*Available data*:
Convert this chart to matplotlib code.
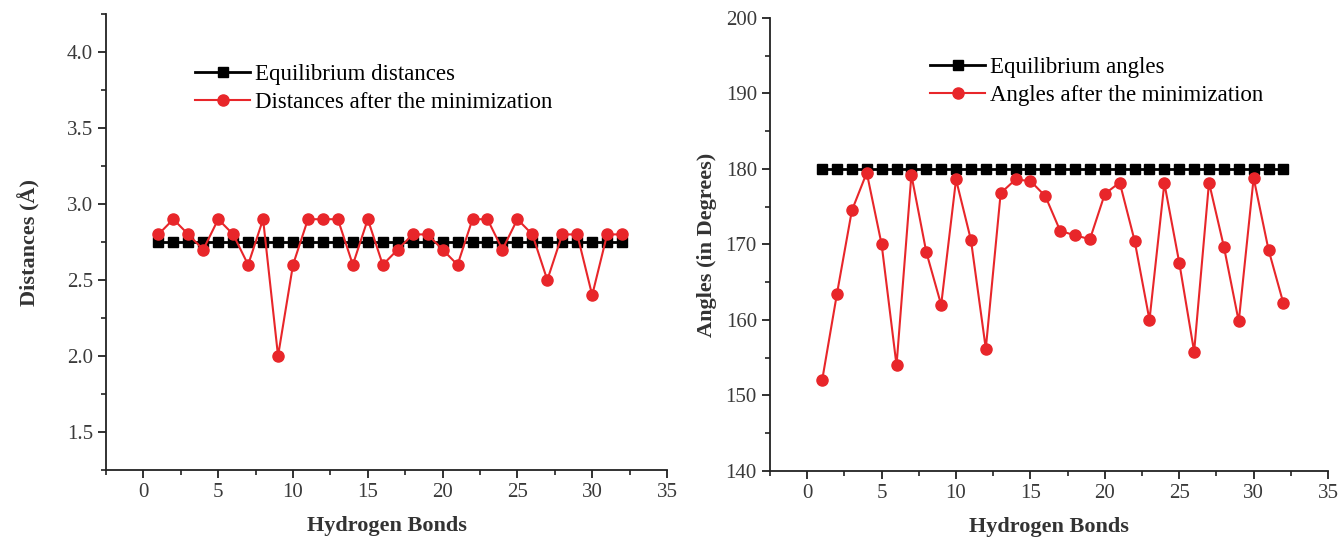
import numpy as np
import matplotlib
matplotlib.use('Agg')
import matplotlib.pyplot as plt
from matplotlib.ticker import MultipleLocator

plt.rcParams['font.family'] = ['Liberation Serif', 'DejaVu Serif']
plt.rcParams['mathtext.fontset'] = 'stix'

# hydrogen bond index
bonds = np.arange(1, 33)

# distances (Angstrom)
dist_eq = [2.75] * 32
dist_min = [2.8, 2.9, 2.8, 2.7, 2.9, 2.8, 2.6, 2.9, 2.0, 2.6, 2.9, 2.9, 2.9, 2.6, 2.9, 2.6,
            2.7, 2.8, 2.8, 2.7, 2.6, 2.9, 2.9, 2.7, 2.9, 2.8, 2.5, 2.8, 2.8, 2.4, 2.8, 2.8]

# angles (degrees)
ang_eq = [180] * 32
ang_min = [152.0, 163.5, 174.5, 179.5, 170.0, 154.0, 179.2, 169.0, 162.0, 178.6, 170.6, 156.2,
           176.8, 178.6, 178.4, 176.4, 171.8, 171.2, 170.7, 176.7, 178.2, 170.5, 160.0, 178.1,
           167.6, 155.8, 178.2, 169.7, 159.8, 178.8, 169.3, 162.2]

RED = '#e8262a'

fig = plt.figure(figsize=(13.42, 5.42), dpi=100)
ax1 = fig.add_axes([0.079, 0.133, 0.418, 0.841])
ax2 = fig.add_axes([0.5738, 0.131, 0.4158, 0.836])


def style(ax):
    for s in ['top', 'right']:
        ax.spines[s].set_visible(False)
    for s in ['left', 'bottom']:
        ax.spines[s].set_linewidth(1.3)
        ax.spines[s].set_color('#222222')
    ax.tick_params(which='major', direction='out', length=6, width=1.3,
                   labelsize=15, colors='#222222', labelcolor='#3a3a3a')
    ax.tick_params(which='minor', direction='out', length=3.5, width=1.2, colors='#222222')
    ax.xaxis.set_major_locator(MultipleLocator(5))
    ax.xaxis.set_minor_locator(MultipleLocator(2.5))
    ax.set_xlabel('Hydrogen Bonds', fontsize=16, fontweight='bold', color='#333333', labelpad=10)


def legend(ax, x, y):
    ax.legend(loc='upper left', bbox_to_anchor=(x, y), frameon=False, fontsize=16.5,
              handlelength=2.4, handletextpad=0.2, labelspacing=0.3, borderpad=0,
              borderaxespad=0)


# left panel: distances
ax1.plot(bonds, dist_eq, color='black', lw=2, marker='s', ms=7, label='Equilibrium distances')
ax1.plot(bonds, dist_min, color=RED, lw=1.5, marker='o', ms=8, label='Distances after the minimization')
ax1.set_xlim(-2.5, 35)
ax1.set_ylim(1.25, 4.25)
ax1.yaxis.set_minor_locator(MultipleLocator(0.25))
ax1.set_yticks([1.5, 2.0, 2.5, 3.0, 3.5, 4.0])
style(ax1)
ax1.set_ylabel('Distances (Å)', fontsize=16, fontweight='bold', color='#333333', labelpad=19)
legend(ax1, 0.159, 0.89)

# right panel: angles
ax2.plot(bonds, ang_eq, color='black', lw=2, marker='s', ms=7, label='Equilibrium angles')
ax2.plot(bonds, ang_min, color=RED, lw=1.5, marker='o', ms=8, label='Angles after the minimization')
ax2.set_xlim(-2.5, 35)
ax2.set_ylim(140, 200)
ax2.yaxis.set_major_locator(MultipleLocator(10))
ax2.yaxis.set_minor_locator(MultipleLocator(5))
style(ax2)
ax2.set_ylabel('Angles (in Degrees)', fontsize=16, fontweight='bold', color='#333333', labelpad=6)
legend(ax2, 0.287, 0.914)

fig.savefig('out.png', dpi=100)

*Challenge*:
Write out exactly the lines between the start of the data and the line with "2.4, 2.8, 2.8]", including both, but none of the pictures.

*Full answer*:
Convert this chart to matplotlib code.
import numpy as np
import matplotlib
matplotlib.use('Agg')
import matplotlib.pyplot as plt
from matplotlib.ticker import MultipleLocator

plt.rcParams['font.family'] = ['Liberation Serif', 'DejaVu Serif']
plt.rcParams['mathtext.fontset'] = 'stix'

# hydrogen bond index
bonds = np.arange(1, 33)

# distances (Angstrom)
dist_eq = [2.75] * 32
dist_min = [2.8, 2.9, 2.8, 2.7, 2.9, 2.8, 2.6, 2.9, 2.0, 2.6, 2.9, 2.9, 2.9, 2.6, 2.9, 2.6,
            2.7, 2.8, 2.8, 2.7, 2.6, 2.9, 2.9, 2.7, 2.9, 2.8, 2.5, 2.8, 2.8, 2.4, 2.8, 2.8]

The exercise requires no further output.